The news—everywhere—and suddenly I was back on Talbot Street, summer of 1974. We, my sister and I, were in Killester. Grandmother brought us to Dublin one or two times a week on the train. We were used to the city. We knew the beauty but we also knew of other things, other places; things to avoid.
This time, it was with a family friend. We accompanied her as she went about doing her errands for the day. The trip took us past both Barry’s store (no relation) and Guiney’s. It was late June and the clean-up was well underway—a month had passed—but even now I recall the horror in Maura’s voice as she told my sister and me what had happened.
We knew already, of course. Our grandparents sent bi-weekly bundles of papers back to Newfoundland so we knew the facts. It’s different, though, we you experience it first-hand. The horror, the fear, the anger and in the end, the grief—all become so intense; so immediate.
Who could have done this? It is so easy to resort to racial, ideological or religious labels to name the foe that lacks the courage and respect to stand before you. Even the slightest analysis, though, reveals the flaws in that reasoning. You just have to look at the victims. Bombs are indiscriminate. On Talbot Street the victims came from all walks of life. Not soldiers, just everyday people pursuing their hopes and needs.

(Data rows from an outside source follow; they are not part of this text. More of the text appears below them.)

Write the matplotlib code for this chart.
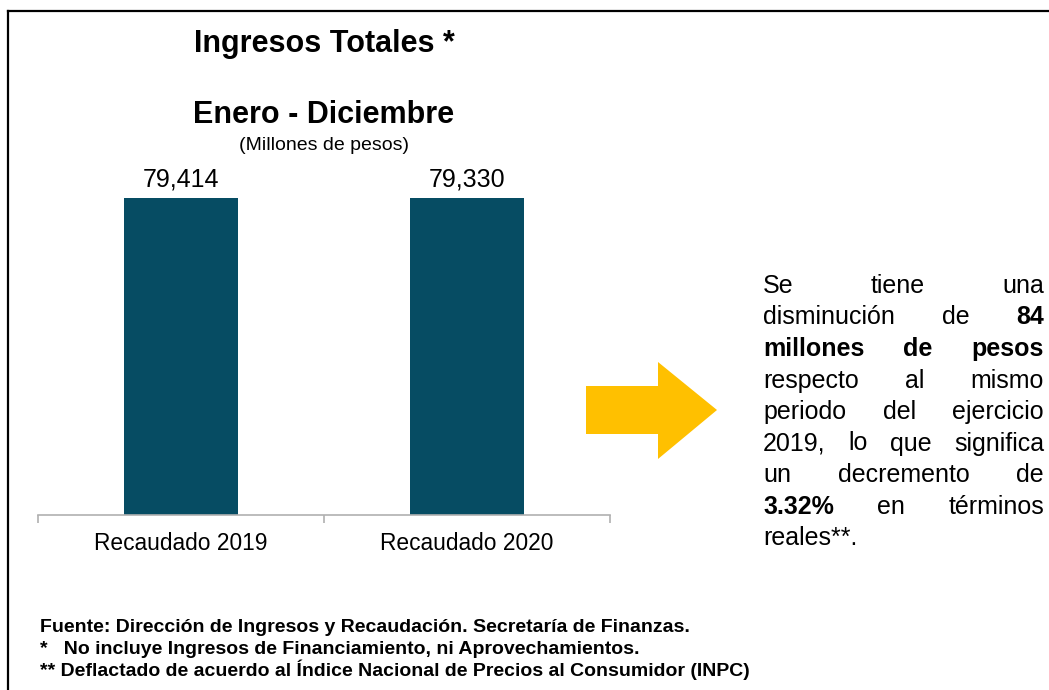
import matplotlib
matplotlib.use("Agg")
import matplotlib.pyplot as plt
from matplotlib.lines import Line2D
from matplotlib.patches import Polygon

plt.rcParams['font.family'] = ['Liberation Sans', 'DejaVu Sans']

# Data
categories = ["Recaudado 2019", "Recaudado 2020"]
values = [79414, 79330]

title = "Ingresos Totales *"
subtitle = "Enero - Diciembre"
units = "(Millones de pesos)"

# Justified commentary: each line is a list of (word, bold)
comment_lines = [
    [("Se", False), ("tiene", False), ("una", False)],
    [("disminución", False), ("de", False), ("84", True)],
    [("millones", True), ("de", True), ("pesos", True)],
    [("respecto", False), ("al", False), ("mismo", False)],
    [("periodo", False), ("del", False), ("ejercicio", False)],
    [("2019,", False), ("lo", False), ("que", False), ("significa", False)],
    [("un", False), ("decremento", False), ("de", False)],
    [("3.32%", True), ("en", False), ("términos", False)],
    [("reales**.", False)],
]

notes = [
    "Fuente: Dirección de Ingresos y Recaudación. Secretaría de Finanzas.",
    "*   No incluye Ingresos de Financiamiento, ni Aprovechamientos.",
    "** Deflactado de acuerdo al Índice Nacional de Precios al Consumidor (INPC)",
]

W, H = 1049, 690
fig = plt.figure(figsize=(W / 100, H / 100), dpi=100)


def fx(px):
    return px / W


def fy(py):
    return 1 - py / H


# Frame lines (left and top)
fig.add_artist(Line2D([fx(8), fx(8)], [fy(11), 0], color="black", lw=1.6,
                      transform=fig.transFigure))
fig.add_artist(Line2D([fx(8), 1], [fy(11), fy(11)], color="black", lw=1.6,
                      transform=fig.transFigure))

# Bar chart
ax = fig.add_axes([fx(38), fy(515), fx(610 - 38), (515 - 135) / H])
bar_color = "#064C63"
x = list(range(len(categories)))
ax.bar(x, values, width=0.40, color=bar_color, zorder=2)
ax.set_xlim(-0.5, len(categories) - 0.5)
ax.set_ylim(0, 95200)

for side in ("left", "right", "top"):
    ax.spines[side].set_visible(False)
ax.spines["bottom"].set_color("#B0B0B0")
ax.spines["bottom"].set_linewidth(1.2)
ax.set_yticks([])
ax.set_xticks(x)
ax.set_xticklabels(categories, fontsize=16.4, color="#000000")
ax.tick_params(axis="x", which="major", length=0, pad=12)
ax.set_xticks([i - 0.5 for i in range(len(categories) + 1)], minor=True)
ax.tick_params(axis="x", which="minor", length=6, width=1.2, color="#B0B0B0",
               direction="out")

for xi, v in zip(x, values):
    ax.annotate(f"{v:,}", (xi, v), xytext=(0, 8.5), textcoords="offset points",
                ha="center", va="baseline", fontsize=18, color="#000000")

# Titles
cx = fx(324)
fig.text(cx, fy(52), title, ha="center", va="baseline", fontsize=22,
         fontweight="bold")
fig.text(cx, fy(123), subtitle, ha="center", va="baseline", fontsize=22,
         fontweight="bold")
fig.text(cx, fy(150), units, ha="center", va="baseline", fontsize=14)

# Arrow
arrow_pts = [(586, 386), (658, 386), (658, 362), (717, 410), (658, 459),
             (658, 434), (586, 434)]
fig.add_artist(Polygon([(fx(a), fy(b)) for a, b in arrow_pts], closed=True,
                       facecolor="#FFC000", edgecolor="none",
                       transform=fig.transFigure))

# Justified commentary text
renderer = fig.canvas.get_renderer()
left_px, right_px = 763, 1044
base0, step = 293, 31.5
for li, words in enumerate(comment_lines):
    yb = fy(base0 + li * step)
    texts = []
    for w, b in words:
        t = fig.text(0, yb, w, ha="left", va="baseline", fontsize=18,
                     fontweight="bold" if b else "normal")
        texts.append(t)
    widths = [t.get_window_extent(renderer).width for t in texts]
    if li == len(comment_lines) - 1 or len(texts) == 1:
        pos = left_px
        gap = renderer.points_to_pixels(18) * 0.278
        for t, wd in zip(texts, widths):
            t.set_x(fx(pos))
            pos += wd + gap
    else:
        gap = (right_px - left_px - sum(widths)) / (len(texts) - 1)
        pos = left_px
        for t, wd in zip(texts, widths):
            t.set_x(fx(pos))
            pos += wd + gap

# Footnotes
for i, note in enumerate(notes):
    fig.text(fx(40), fy(632 + i * 22), note, ha="left", va="baseline",
             fontsize=14, fontweight="bold")

fig.savefig("out.png", dpi=100)
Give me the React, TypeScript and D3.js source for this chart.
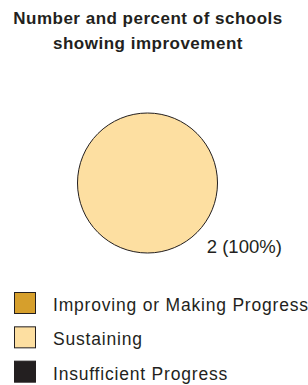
import React from "react";
import * as d3 from "d3";

const titleLines = ["Number and percent of schools", "showing improvement"];
const categories = ["Improving or Making Progress", "Sustaining", "Insufficient Progress"];
const values = [0, 2, 0];
const colors = ["#D69F2C", "#FDDFA1", "#231F20"];

const W = 308;
const H = 385;
const FONT = "'Liberation Sans', Arial, Helvetica, sans-serif";
const INK = "#231F20";

export default function App() {
  const cx = 147.5;
  const cy = 183;
  const r = 70;
  const total = d3.sum(values);
  const pie = d3.pie<number>().sort(null).value((d) => d);
  const arcs = pie(values);
  const arc = d3.arc<d3.PieArcDatum<number>>().innerRadius(0).outerRadius(r);

  const legendY = d3.scaleBand<string>().domain(categories).range([292, 395]).paddingInner(0);

  return (
    <svg
      width={W}
      height={H}
      style={{ position: "absolute", left: 0, top: 0, background: "#fff" }}
      fontFamily={FONT}
    >
      {titleLines.map((t, i) => (
        <text
          key={i}
          x={148}
          y={23.5 + i * 25.5}
          textAnchor="middle"
          fontWeight="bold"
          fontSize={17}
          letterSpacing={0.5}
          fill={INK}
        >
          {t}
        </text>
      ))}
      <g transform={`translate(${cx},${cy})`}>
        {arcs.map((a, i) =>
          a.value > 0 ? (
            a.endAngle - a.startAngle >= 2 * Math.PI - 1e-6 ? (
              <circle key={i} r={r} fill={colors[i]} stroke={INK} strokeWidth={1} />
            ) : (
              <path key={i} d={arc(a) || ""} fill={colors[i]} stroke={INK} strokeWidth={1} />
            )
          ) : null
        )}
        {arcs.map((a, i) =>
          a.value > 0 ? (
            <text key={"l" + i} x={r * 0.847} y={r * 1.0} fontSize={18.5} fill={INK}>
              {`${a.value} (${Math.round((a.value / total) * 100)}%)`}
            </text>
          ) : null
        )}
      </g>
      {categories.map((c, i) => {
        const y = legendY(c)!;
        return (
          <g key={c}>
            <rect x={14.5} y={y + 0.5} width={21} height={21} fill={colors[i]} stroke={INK} strokeWidth={1} />
            <text x={53} y={y + 19} fontSize={17.5} letterSpacing={0.8} fill={INK}>
              {c}
            </text>
          </g>
        );
      })}
    </svg>
  );
}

So, too, this time: the victims are again innocents; not combatants. The aggressors, once again, invisible; hiding behind some unnamed cause that, in the end, can only be revealed as hatred for oneself and lack of concern for others.
What is it that drives people far beyond the loosely-defined borders that try and define humanity? How can some kill in the name of a cause they consider just? Most of all, how can people be so confused that randomly-chosen souls can be used as a proxy for ‘the enemy?’
Sometime during that awful, cold, dark summer the voices of the Just started coming together. The song was of love and forgiveness. It took years but, in the end, hatred was overcome and a people began to heal again. Justice, not revenge, became the goal.
Those voices are stirring already. May they be strong enough, once again, to claim the victory.